**Dataset section**.
■ ■ ■ ■ ■

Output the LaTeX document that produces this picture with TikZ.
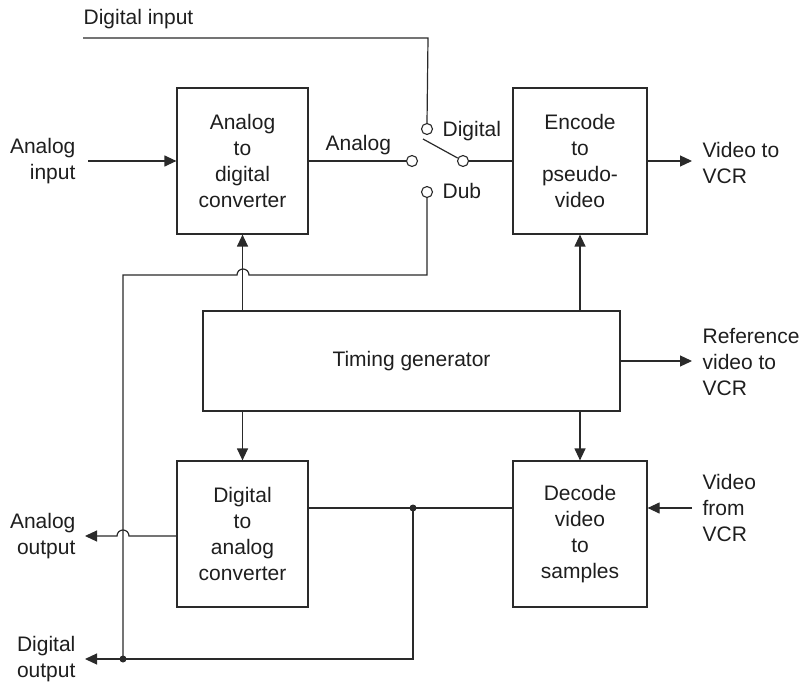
\documentclass[tikz,border=0pt]{standalone}
\usepackage{fontspec}
\setmainfont{Liberation Sans}
\usetikzlibrary{arrows.meta}
\definecolor{ink}{HTML}{2A2A2A}
\definecolor{txt}{HTML}{1E1E1E}
\begin{document}
\begin{tikzpicture}[x=1pt,y=-1pt,
  line width=1.2pt, draw=ink,
  every node/.style={text=txt, font=\fontsize{21}{26}\selectfont},
  blk/.style={draw=ink, line width=1.2pt, align=center, inner sep=0pt},
  lbl/.style={inner sep=0pt},
  pin/.style={circle, draw=ink, fill=white, line width=1.1pt, minimum size=11pt, inner sep=0pt},
  dotn/.style={circle, fill=ink, minimum size=7pt, inner sep=0pt},
  arr/.style={-{Triangle[length=12pt,width=11pt]}}]
\useasboundingbox (0,0) rectangle (799,684);

% blocks
\node[blk, minimum width=131pt, minimum height=146pt] (adc) at (242.5,161) {Analog\\to\\digital\\converter};
\node[blk, minimum width=134pt, minimum height=146pt] (enc) at (580,161) {Encode\\to\\pseudo-\\video};
\node[blk, minimum width=417pt, minimum height=100pt] (tim) at (411.5,361) {Timing generator};
\node[blk, minimum width=131pt, minimum height=146pt] (dac) at (242.5,534) {Digital\\to\\analog\\converter};
\node[blk, minimum width=134pt, minimum height=146pt] (dec) at (580,534) {Decode\\video\\to\\samples};

% switch contacts
\node[pin] (cL) at (412,161) {};
\node[pin] (cP) at (463,161) {};
\node[pin] (cD) at (427,129) {};
\node[pin] (cB) at (427,192) {};
\coordinate (blade) at (423,139);

% labels
\node[lbl, anchor=base west] (tDI) at (83,25) {Digital input};
\node[lbl, anchor=base west] (tAn) at (325,151) {Analog};
\node[lbl, anchor=base west] (tDg) at (442,137) {Digital};
\node[lbl, anchor=base west] (tDb) at (442,199) {Dub};
\node[lbl, anchor=east, align=right] (tAI) at (76,161) {Analog\\input};
\node[lbl, anchor=west, align=left] (tVV) at (702,163) {Video to\\VCR};
\node[lbl, anchor=west, align=left] (tRV) at (702,362) {Reference\\video to\\VCR};
\node[lbl, anchor=west, align=left] (tVF) at (702,508) {Video\\from\\VCR};
\node[lbl, anchor=east, align=right] (tAO) at (76,536) {Analog\\output};
\node[lbl, anchor=east, align=right] (tDO) at (76,659) {Digital\\output};

% free ends
\coordinate (diS) at (83,38);
\coordinate (aiS) at (88,161);
\coordinate (vvE) at (692,161);
\coordinate (rvE) at (692,361);
\coordinate (vfS) at (692,508);
\coordinate (aoE) at (85,536);
\coordinate (doE) at (85,659);
\coordinate (jD) at (413,508);
\coordinate (jL) at (123,659);

% switch wiring
\draw (diS) -- (428,38) -- (cD.north);
\draw (adc.east) -- (cL.west);
\draw (blade) -- (cP);
\draw (cP.east) -- (enc.west);
\draw (cB.south) -- (427,275) -- (249,275) arc[start angle=0,end angle=180,radius=6pt] -- (123,275) -- (jL);

% inputs / outputs
\draw[arr] (aiS) -- (adc.west);
\draw[arr] (enc.east) -- (vvE);
\draw[arr] (tim.east) -- (rvE);
\draw[arr] (vfS) -- (dec.east |- vfS);

% timing
\draw[arr] (tim.north -| adc) -- (adc.south);
\draw[arr] (tim.north -| enc) -- (enc.south);
\draw[arr] (tim.south -| dac) -- (dac.north);
\draw[arr] (tim.south -| dec) -- (dec.north);

% decode to DAC and outputs
\draw (dec.west |- jD) -- (dac.east |- jD);
\draw[arr] (dac.west |- aoE) -- (129,536) arc[start angle=0,end angle=180,radius=6pt] -- (aoE);
\draw[arr] (jD) -- (jD |- doE) -- (doE);
\node[dotn] at (jD) {};
\node[dotn] at (jL) {};
\end{tikzpicture}
\end{document}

■ ■ ■ ■ ■

**What to produce**. Give an exact reproduction of every line, leaving out any picture.

**Final answer**.
Output the LaTeX document that produces this picture with TikZ.
\documentclass[tikz,border=0pt]{standalone}
\usepackage{fontspec}
\setmainfont{Liberation Sans}
\usetikzlibrary{arrows.meta}
\definecolor{ink}{HTML}{2A2A2A}
\definecolor{txt}{HTML}{1E1E1E}
\begin{document}
\begin{tikzpicture}[x=1pt,y=-1pt,
  line width=1.2pt, draw=ink,
  every node/.style={text=txt, font=\fontsize{21}{26}\selectfont},
  blk/.style={draw=ink, line width=1.2pt, align=center, inner sep=0pt},
  lbl/.style={inner sep=0pt},
  pin/.style={circle, draw=ink, fill=white, line width=1.1pt, minimum size=11pt, inner sep=0pt},
  dotn/.style={circle, fill=ink, minimum size=7pt, inner sep=0pt},
  arr/.style={-{Triangle[length=12pt,width=11pt]}}]
\useasboundingbox (0,0) rectangle (799,684);

% blocks
\node[blk, minimum width=131pt, minimum height=146pt] (adc) at (242.5,161) {Analog\\to\\digital\\converter};
\node[blk, minimum width=134pt, minimum height=146pt] (enc) at (580,161) {Encode\\to\\pseudo-\\video};
\node[blk, minimum width=417pt, minimum height=100pt] (tim) at (411.5,361) {Timing generator};
\node[blk, minimum width=131pt, minimum height=146pt] (dac) at (242.5,534) {Digital\\to\\analog\\converter};
\node[blk, minimum width=134pt, minimum height=146pt] (dec) at (580,534) {Decode\\video\\to\\samples};

% switch contacts
\node[pin] (cL) at (412,161) {};
\node[pin] (cP) at (463,161) {};
\node[pin] (cD) at (427,129) {};
\node[pin] (cB) at (427,192) {};
\coordinate (blade) at (423,139);

% labels
\node[lbl, anchor=base west] (tDI) at (83,25) {Digital input};
\node[lbl, anchor=base west] (tAn) at (325,151) {Analog};
\node[lbl, anchor=base west] (tDg) at (442,137) {Digital};
\node[lbl, anchor=base west] (tDb) at (442,199) {Dub};
\node[lbl, anchor=east, align=right] (tAI) at (76,161) {Analog\\input};
\node[lbl, anchor=west, align=left] (tVV) at (702,163) {Video to\\VCR};
\node[lbl, anchor=west, align=left] (tRV) at (702,362) {Reference\\video to\\VCR};
\node[lbl, anchor=west, align=left] (tVF) at (702,508) {Video\\from\\VCR};
\node[lbl, anchor=east, align=right] (tAO) at (76,536) {Analog\\output};
\node[lbl, anchor=east, align=right] (tDO) at (76,659) {Digital\\output};

% free ends
\coordinate (diS) at (83,38);
\coordinate (aiS) at (88,161);
\coordinate (vvE) at (692,161);
\coordinate (rvE) at (692,361);
\coordinate (vfS) at (692,508);
\coordinate (aoE) at (85,536);
\coordinate (doE) at (85,659);
\coordinate (jD) at (413,508);
\coordinate (jL) at (123,659);

% switch wiring
\draw (diS) -- (428,38) -- (cD.north);
\draw (adc.east) -- (cL.west);
\draw (blade) -- (cP);
\draw (cP.east) -- (enc.west);
\draw (cB.south) -- (427,275) -- (249,275) arc[start angle=0,end angle=180,radius=6pt] -- (123,275) -- (jL);

% inputs / outputs
\draw[arr] (aiS) -- (adc.west);
\draw[arr] (enc.east) -- (vvE);
\draw[arr] (tim.east) -- (rvE);
\draw[arr] (vfS) -- (dec.east |- vfS);

% timing
\draw[arr] (tim.north -| adc) -- (adc.south);
\draw[arr] (tim.north -| enc) -- (enc.south);
\draw[arr] (tim.south -| dac) -- (dac.north);
\draw[arr] (tim.south -| dec) -- (dec.north);

% decode to DAC and outputs
\draw (dec.west |- jD) -- (dac.east |- jD);
\draw[arr] (dac.west |- aoE) -- (129,536) arc[start angle=0,end angle=180,radius=6pt] -- (aoE);
\draw[arr] (jD) -- (jD |- doE) -- (doE);
\node[dotn] at (jD) {};
\node[dotn] at (jL) {};
\end{tikzpicture}
\end{document}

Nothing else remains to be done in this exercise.